After a successful career with the NFLPA, Briggs returned to Cornell in 1988 – as a member of the faculty.
“I began working at the law school and the ILR school, and I still worked as a hired-gun litigator for the players’ union,” he said.
His curriculum vita as an instructor in the School of Industrial and Labor Relations included some courses that are right up his alley – the Economics of Collective Bargaining in Sports – which is still taught today – and Sports Arbitration, which is no longer offered. Then, his career path took an interesting turn. Enter the NFL.
“The league, after I had been on the other side of the fence all those years, made me the offer I couldn’t refuse, and about 10 years ago, I jumped from the players’ side to the management team,” Briggs said. “It was an interesting transition.

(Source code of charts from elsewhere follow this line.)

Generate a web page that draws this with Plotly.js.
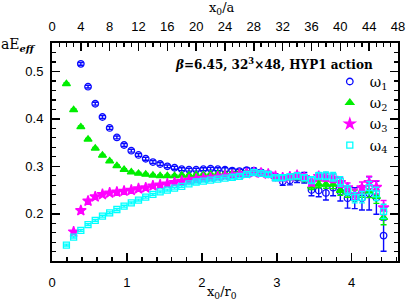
<!DOCTYPE html>
<html><head><meta charset="utf-8">
<script src="https://cdn.plot.ly/plotly-3.0.1.min.js"></script>
<style>html,body{margin:0;padding:0;background:#fff;}#chart{width:407px;height:302px;}</style>
</head><body><div id="chart"></div>
<script>
// a / r0 conversion between top (x0/a) and bottom (x0/r0) axes
const A_OVER_R0 = 0.0962;
const X_MAX_A = 48;

// omega_1 : x0/a = 4..46
const x1 = [4,5,6,7,8,9,10,11,12,13,14,15,16,17,18,19,20,21,22,23,24,25,26,27,28,29,30,31,32,33,34,35,36,37,38,39,40,41,42,43,44,45,46];
const w1 = [0.516,0.468,0.432,0.404,0.381,0.361,0.345,0.333,0.324,0.316,0.309,0.305,0.300,0.297,0.294,0.293,0.293,0.294,0.295,0.294,0.293,0.291,0.290,0.292,0.291,0.287,0.283,0.277,0.268,0.270,0.276,0.276,0.250,0.249,0.244,0.255,0.247,0.233,0.233,0.233,0.243,0.234,0.154];
const e1 = [0.003,0.003,0.003,0.003,0.003,0.003,0.003,0.003,0.003,0.003,0.003,0.003,0.003,0.003,0.003,0.003,0.003,0.003,0.003,0.003,0.004,0.004,0.004,0.005,0.005,0.006,0.006,0.007,0.008,0.009,0.010,0.011,0.012,0.013,0.015,0.017,0.020,0.021,0.022,0.025,0.035,0.035,0.033];

// omega_2 : x0/a = 2..46
const x2 = [2,3,4,5,6,7,8,9,10,11,12,13,14,15,16,17,18,19,20,21,22,23,24,25,26,27,28,29,30,31,32,33,34,35,36,37,38,39,40,41,42,43,44,45,46];
const w2 = [0.474,0.419,0.383,0.357,0.338,0.323,0.311,0.301,0.293,0.288,0.285,0.283,0.281,0.280,0.280,0.280,0.281,0.281,0.282,0.282,0.283,0.284,0.284,0.285,0.286,0.287,0.286,0.284,0.282,0.278,0.276,0.277,0.278,0.274,0.258,0.262,0.262,0.262,0.249,0.245,0.239,0.247,0.247,0.236,0.192];
const e2 = [0.002,0.002,0.002,0.002,0.002,0.002,0.002,0.002,0.002,0.002,0.002,0.002,0.002,0.002,0.002,0.002,0.002,0.002,0.002,0.002,0.002,0.002,0.002,0.003,0.003,0.003,0.003,0.003,0.004,0.004,0.005,0.005,0.006,0.006,0.007,0.007,0.008,0.009,0.010,0.010,0.011,0.012,0.013,0.014,0.015];

// omega_3 : x0/a = 3..46
const x3 = [3,4,5,6,7,8,9,10,11,12,13,14,15,16,17,18,19,20,21,22,23,24,25,26,27,28,29,30,31,32,33,34,35,36,37,38,39,40,41,42,43,44,45,46];
const w3 = [0.162,0.207,0.227,0.236,0.241,0.244,0.246,0.248,0.250,0.253,0.255,0.259,0.261,0.263,0.266,0.269,0.271,0.273,0.275,0.276,0.278,0.280,0.281,0.283,0.285,0.287,0.286,0.284,0.279,0.276,0.278,0.281,0.277,0.266,0.279,0.277,0.275,0.266,0.255,0.241,0.255,0.266,0.256,0.213];
const e3 = [0.002,0.002,0.002,0.002,0.002,0.002,0.002,0.002,0.002,0.002,0.002,0.002,0.002,0.002,0.002,0.002,0.002,0.002,0.002,0.002,0.002,0.002,0.003,0.003,0.003,0.003,0.003,0.004,0.004,0.005,0.005,0.006,0.006,0.007,0.007,0.008,0.009,0.010,0.010,0.011,0.012,0.013,0.014,0.015];

// omega_4 : x0/a = 2..46
const x4 = [2,3,4,5,6,7,8,9,10,11,12,13,14,15,16,17,18,19,20,21,22,23,24,25,26,27,28,29,30,31,32,33,34,35,36,37,38,39,40,41,42,43,44,45,46];
const w4 = [0.134,0.151,0.165,0.177,0.186,0.195,0.202,0.209,0.216,0.223,0.229,0.235,0.241,0.246,0.250,0.254,0.258,0.263,0.267,0.269,0.271,0.273,0.275,0.277,0.279,0.283,0.287,0.285,0.283,0.276,0.276,0.278,0.280,0.276,0.271,0.280,0.280,0.278,0.268,0.250,0.234,0.235,0.255,0.242,0.205];
const e4 = [0.002,0.002,0.002,0.002,0.002,0.002,0.002,0.002,0.002,0.002,0.002,0.002,0.002,0.002,0.002,0.002,0.002,0.002,0.002,0.002,0.002,0.002,0.002,0.003,0.003,0.003,0.003,0.003,0.004,0.004,0.005,0.005,0.006,0.006,0.007,0.007,0.008,0.009,0.010,0.010,0.011,0.012,0.013,0.014,0.015];

const names = ['ω<sub>1</sub>','ω<sub>2</sub>','ω<sub>3</sub>','ω<sub>4</sub>'];
const colors = ['#0a0aff','#00ee00','#ff00ff','#00ffff'];

function tr(x, y, e, i, sym, size) {
  return {
    x: x.map(v => v * A_OVER_R0), y: y, xaxis: 'x', yaxis: 'y', type: 'scatter', mode: 'markers', name: names[i],
    marker: {symbol: sym, size: size, color: colors[i], line: {color: colors[i], width: 1.3}},
    error_y: {type: 'data', array: e, visible: true, color: colors[i], thickness: 1.4, width: 3},
    cliponaxis: true
  };
}

const data = [
  tr(x1, w1, e1, 0, 'circle-open', 6.5),
  tr(x2, w2, e2, 1, 'triangle-up', 7),
  tr(x3, w3, e3, 2, 'star', 8),
  tr(x4, w4, e4, 3, 'square-open', 6),
  // carrier so the top x0/a axis is drawn
  {x: [0, X_MAX_A], y: [null, null], xaxis: 'x2', yaxis: 'y', type: 'scatter', mode: 'markers', showlegend: false, hoverinfo: 'skip'}
];

const tickFont = {family: 'Liberation Sans, Arial, sans-serif', size: 13, color: '#000'};
const serif = 'DejaVu Serif, serif';

const layout = {
  width: 407, height: 302,
  margin: {l: 52, r: 9, t: 43, b: 41, pad: 0},
  paper_bgcolor: '#fff', plot_bgcolor: '#fff',
  showlegend: true,
  legend: {x: 0.985, xanchor: 'right', y: 0.895, yanchor: 'top', bgcolor: 'rgba(0,0,0,0)',
           font: {family: serif, size: 14, color: '#000'}, itemwidth: 30, tracegroupgap: 0},
  xaxis: {
    range: [0, X_MAX_A * A_OVER_R0], tickmode: 'linear', tick0: 0, dtick: 1,
    ticks: 'inside', ticklen: 8, tickwidth: 1.5, tickcolor: '#000',
    minor: {tickmode: 'linear', tick0: 0, dtick: 0.2, ticks: 'inside', ticklen: 4, tickwidth: 1.2, tickcolor: '#000', showgrid: false},
    showline: true, linewidth: 2, linecolor: '#000', mirror: false,
    showgrid: false, zeroline: false, tickfont: tickFont, ticklabelstandoff: 8
  },
  xaxis2: {
    overlaying: 'x', side: 'top', anchor: 'y',
    range: [0, X_MAX_A], tickmode: 'linear', tick0: 0, dtick: 4,
    ticks: 'inside', ticklen: 8, tickwidth: 1.5, tickcolor: '#000',
    minor: {tickmode: 'linear', tick0: 0, dtick: 1, ticks: 'inside', ticklen: 4, tickwidth: 1.2, tickcolor: '#000', showgrid: false},
    showline: true, linewidth: 2, linecolor: '#000',
    showgrid: false, zeroline: false, tickfont: tickFont, ticklabelstandoff: 5
  },
  yaxis: {
    range: [0.1005, 0.56], tickmode: 'linear', tick0: 0, dtick: 0.1,
    ticks: 'inside', ticklen: 8, tickwidth: 1.5, tickcolor: '#000',
    minor: {tickmode: 'linear', tick0: 0, dtick: 0.02, ticks: 'inside', ticklen: 4, tickwidth: 1.2, tickcolor: '#000', showgrid: false},
    showline: true, linewidth: 2, linecolor: '#000', mirror: 'ticks',
    showgrid: false, zeroline: false, tickfont: tickFont, ticklabelstandoff: 4
  },
  annotations: [
    {text: 'x<sub>0</sub>/a', xref: 'paper', yref: 'paper', x: 0.49, y: 1.16, xanchor: 'center', yanchor: 'middle', showarrow: false,
     font: {family: serif, size: 13, color: '#000'}},
    {text: 'x<sub>0</sub>/r<sub>0</sub>', xref: 'paper', yref: 'paper', x: 0.49, y: -0.145, xanchor: 'center', yanchor: 'middle', showarrow: false,
     font: {family: serif, size: 13, color: '#000'}},
    {text: 'aE<sub><b><i>eff</i></b></sub>', xref: 'paper', yref: 'paper', x: -0.098, y: 0.99, xanchor: 'center', yanchor: 'middle', showarrow: false,
     font: {family: serif, size: 14, color: '#000'}},
    {text: '<b><i>β</i>=6.45, 32<sup>3</sup>×48, HYP1 action</b>', xref: 'paper', yref: 'paper', x: 0.934, y: 0.905, xanchor: 'right', yanchor: 'middle', showarrow: false,
     font: {family: serif, size: 12, color: '#000'}}
  ]
};

Plotly.newPlot('chart', data, layout, {displayModeBar: false, staticPlot: true});
</script>
</body></html>
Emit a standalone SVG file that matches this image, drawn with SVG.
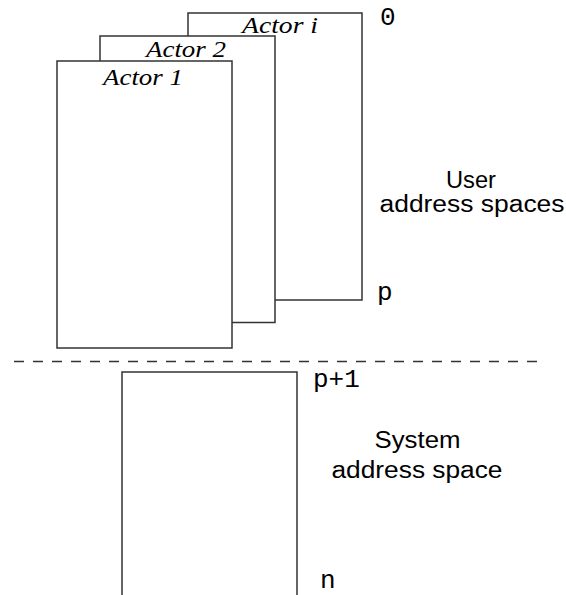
<svg xmlns="http://www.w3.org/2000/svg" width="566" height="595" viewBox="0 0 566 595">
<style>
.box{fill:#fff;stroke:#333;stroke-width:1.5}
.actor{font-family:"Liberation Serif",serif;font-style:italic;font-size:23px;fill:#000}
.mono{font-family:"Liberation Mono",monospace;font-size:26px;fill:#000}
.sans{font-family:"Liberation Sans",Arial,sans-serif;font-size:23px;fill:#000;text-anchor:middle}
</style>
<rect width="566" height="595" fill="#fff"/>
<g id="actor-i">
<rect class="box" x="188" y="13" width="174" height="287"/>
<text class="actor" x="242" y="33" textLength="76" lengthAdjust="spacingAndGlyphs">Actor i</text>
</g>
<g id="actor-2">
<rect class="box" x="100" y="36" width="175" height="286.5"/>
<text class="actor" x="146" y="57" textLength="80" lengthAdjust="spacingAndGlyphs">Actor 2</text>
</g>
<g id="actor-1">
<rect class="box" x="57" y="61" width="175" height="287"/>
<text class="actor" x="103" y="85" textLength="80" lengthAdjust="spacingAndGlyphs">Actor 1</text>
</g>
<g id="system-space">
<path class="box" d="M122 600 V372 H297 V600" fill="none"/>
</g>
<g id="connectors">
<line x1="14" y1="361.5" x2="538" y2="361.5" stroke="#333" stroke-width="1.3" stroke-dasharray="10 9"/>
</g>
<g id="labels">
<text class="mono" x="380" y="25">0</text>
<text class="mono" x="377" y="300">p</text>
<text class="mono" x="313" y="387">p+1</text>
<text class="mono" x="320" y="588">n</text>
<text class="sans" x="471" y="188" textLength="50" lengthAdjust="spacingAndGlyphs">User</text>
<text class="sans" x="472" y="212" textLength="185" lengthAdjust="spacingAndGlyphs">address spaces</text>
<text class="sans" x="417.5" y="448" textLength="86" lengthAdjust="spacingAndGlyphs">System</text>
<text class="sans" x="417" y="478" textLength="171" lengthAdjust="spacingAndGlyphs">address space</text>
</g>
</svg>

As I told [NFLPA executive director] Gene Upshaw, after fighting for free agency for the players, why not free agency for the lawyers? He didn’t give me a response I would care to transmit.”
In this job, Briggs handles much of the behind-the-scenes work most people only read or hear about when something goes wrong.
“We do the labor arbitration, and collective bargaining, and drug and alcohol policy, and steroids. We do all the labor law issues. Ricky Williams is one of the big areas on my agenda right now,” he explained.
In addition to his full-time job with the NFL and his part-time labor of love at Cornell, Briggs has remained active in academia. In the fall, he teaches sports law at Penn Law School, while teaching a similar course at Cornell Law School in the spring.
“So I’ve got the NFL Management Council, I’ve got this job Saturday afternoons in the fall for my fourth year, and I teach sports law,” Briggs said.
But, just to be sure, he has a tendency to make it clear where his loyalties lie. “On Friday, [Sept. 24], we won the Ricky Williams case for $8.6 million, and on Saturday we beat Yale,” he said. “The enthusiasm for the Yale victory was more heartfelt.”
While Briggs considers himself lucky in the sense that he’s had the opportunity to do things he loves for a living, he has no doubts that luck was only a small part of the equation.
“When I was an undergrad, I was doing all these crazy things, and somehow or other, I was in position to make it happen,” he said. “Branch Rickey used to say ‘luck is the residue of design,’ and the more things you do, the more people you meet, the more doors you knock on, the more games you cover, the more people you interview, the more classes you take, the greater the likelihood that one time, something big will be around the corner.”
Red notes: The weekly “Coaches Corner” radio program, hosted by head coach Jim Knowles ’87 and radio play-by-play broadcaster Barry Leonard will not be heard tonight. The show, which originates from the Boatyard Grill, will return next Wednesday night at 7:00 p.m. on WHCU 870AM … Senior WR Carlos Hill and junior FB Eduardo Garcia have left the team.